═════ Information supplied
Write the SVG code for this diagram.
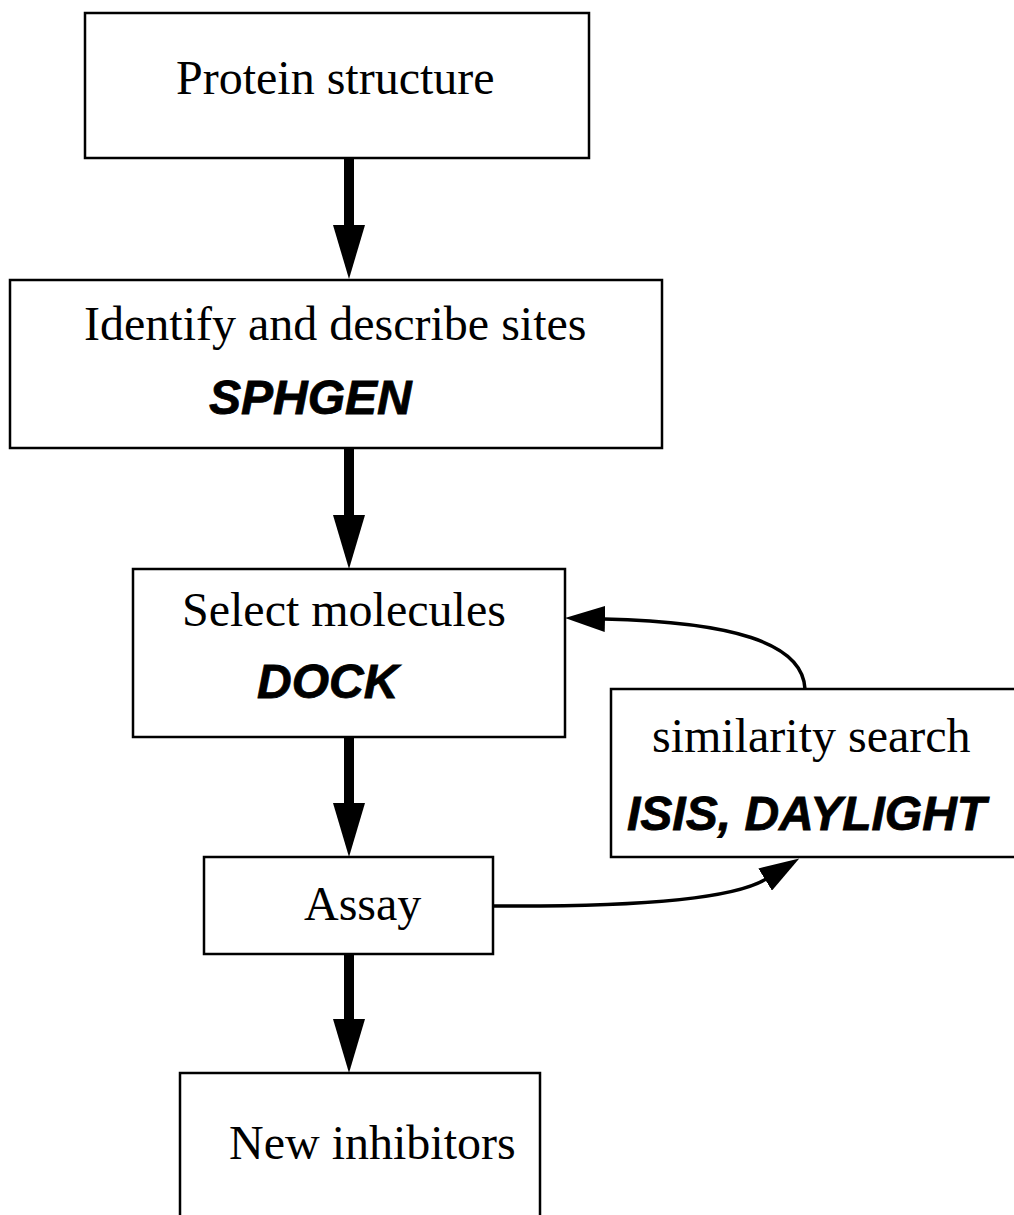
<svg xmlns="http://www.w3.org/2000/svg" width="1014" height="1215" viewBox="0 0 1014 1215">
  <style>
    .box { fill: #ffffff; stroke: #000000; stroke-width: 2.5; }
    .lbl { font-family: "Liberation Serif", "Times New Roman", serif; font-size: 48px; fill: #000000; }
    .tool { font-family: "Liberation Sans", Arial, sans-serif; font-size: 48px; font-weight: bold; font-style: italic; fill: #000000; stroke: #000000; stroke-width: 0.8; }
    .shaft { stroke: #000000; stroke-width: 10; fill: none; }
    .head { fill: #000000; }
    .curve { stroke: #000000; stroke-width: 3.5; fill: none; marker-end: url(#ah); }
  </style>
  <defs>
    <marker id="ah" viewBox="0 0 40 26" refX="1" refY="13" markerWidth="40" markerHeight="26" markerUnits="userSpaceOnUse" orient="auto">
      <path d="M0,0 L40,13 L0,26 Z" fill="#000000"/>
    </marker>
  </defs>
  <rect width="1014" height="1215" fill="#ffffff"/>

  <g id="node-protein">
    <rect class="box" x="85" y="13" width="504" height="145"/>
    <text class="lbl" x="176" y="94">Protein structure</text>
  </g>

  <g id="node-identify">
    <rect class="box" x="10" y="280" width="652" height="168"/>
    <text class="lbl" x="84" y="340">Identify and describe sites</text>
    <text class="tool" x="209" y="414">SPHGEN</text>
  </g>

  <g id="node-select">
    <rect class="box" x="133" y="569" width="432" height="168"/>
    <text class="lbl" x="182" y="626">Select molecules</text>
    <text class="tool" x="257" y="698">DOCK</text>
  </g>

  <g id="node-similarity">
    <rect class="box" x="611" y="689" width="420" height="168"/>
    <text class="lbl" x="652" y="752">similarity search</text>
    <text class="tool" x="627" y="830">ISIS, DAYLIGHT</text>
  </g>

  <g id="node-assay">
    <rect class="box" x="204" y="857" width="289" height="97"/>
    <text class="lbl" x="304" y="920">Assay</text>
  </g>

  <g id="node-inhibitors">
    <rect class="box" x="180" y="1073" width="360" height="160"/>
    <text class="lbl" x="229" y="1159">New inhibitors</text>
  </g>

  <g id="connectors">
    <line class="shaft" x1="349" y1="158" x2="349" y2="230"/>
    <polygon class="head" points="333,225 365,225 349,279"/>

    <line class="shaft" x1="349" y1="448" x2="349" y2="520"/>
    <polygon class="head" points="333,515 365,515 349,569"/>

    <line class="shaft" x1="349" y1="737" x2="349" y2="808"/>
    <polygon class="head" points="333,803 365,803 349,857"/>

    <line class="shaft" x1="349" y1="954" x2="349" y2="1024"/>
    <polygon class="head" points="333,1019 365,1019 349,1073"/>

    <path class="curve" d="M805,689 C803,642 730,622 604,619"/>
    <path class="curve" d="M493,906 C640,907 735,898 766,879"/>
  </g>
</svg>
══════════
All of the data needs repeating exactly, but the pictures do not.

Write the SVG code for this diagram.
<svg xmlns="http://www.w3.org/2000/svg" width="1014" height="1215" viewBox="0 0 1014 1215">
  <style>
    .box { fill: #ffffff; stroke: #000000; stroke-width: 2.5; }
    .lbl { font-family: "Liberation Serif", "Times New Roman", serif; font-size: 48px; fill: #000000; }
    .tool { font-family: "Liberation Sans", Arial, sans-serif; font-size: 48px; font-weight: bold; font-style: italic; fill: #000000; stroke: #000000; stroke-width: 0.8; }
    .shaft { stroke: #000000; stroke-width: 10; fill: none; }
    .head { fill: #000000; }
    .curve { stroke: #000000; stroke-width: 3.5; fill: none; marker-end: url(#ah); }
  </style>
  <defs>
    <marker id="ah" viewBox="0 0 40 26" refX="1" refY="13" markerWidth="40" markerHeight="26" markerUnits="userSpaceOnUse" orient="auto">
      <path d="M0,0 L40,13 L0,26 Z" fill="#000000"/>
    </marker>
  </defs>
  <rect width="1014" height="1215" fill="#ffffff"/>

  <g id="node-protein">
    <rect class="box" x="85" y="13" width="504" height="145"/>
    <text class="lbl" x="176" y="94">Protein structure</text>
  </g>

  <g id="node-identify">
    <rect class="box" x="10" y="280" width="652" height="168"/>
    <text class="lbl" x="84" y="340">Identify and describe sites</text>
    <text class="tool" x="209" y="414">SPHGEN</text>
  </g>

  <g id="node-select">
    <rect class="box" x="133" y="569" width="432" height="168"/>
    <text class="lbl" x="182" y="626">Select molecules</text>
    <text class="tool" x="257" y="698">DOCK</text>
  </g>

  <g id="node-similarity">
    <rect class="box" x="611" y="689" width="420" height="168"/>
    <text class="lbl" x="652" y="752">similarity search</text>
    <text class="tool" x="627" y="830">ISIS, DAYLIGHT</text>
  </g>

  <g id="node-assay">
    <rect class="box" x="204" y="857" width="289" height="97"/>
    <text class="lbl" x="304" y="920">Assay</text>
  </g>

  <g id="node-inhibitors">
    <rect class="box" x="180" y="1073" width="360" height="160"/>
    <text class="lbl" x="229" y="1159">New inhibitors</text>
  </g>

  <g id="connectors">
    <line class="shaft" x1="349" y1="158" x2="349" y2="230"/>
    <polygon class="head" points="333,225 365,225 349,279"/>

    <line class="shaft" x1="349" y1="448" x2="349" y2="520"/>
    <polygon class="head" points="333,515 365,515 349,569"/>

    <line class="shaft" x1="349" y1="737" x2="349" y2="808"/>
    <polygon class="head" points="333,803 365,803 349,857"/>

    <line class="shaft" x1="349" y1="954" x2="349" y2="1024"/>
    <polygon class="head" points="333,1019 365,1019 349,1073"/>

    <path class="curve" d="M805,689 C803,642 730,622 604,619"/>
    <path class="curve" d="M493,906 C640,907 735,898 766,879"/>
  </g>
</svg>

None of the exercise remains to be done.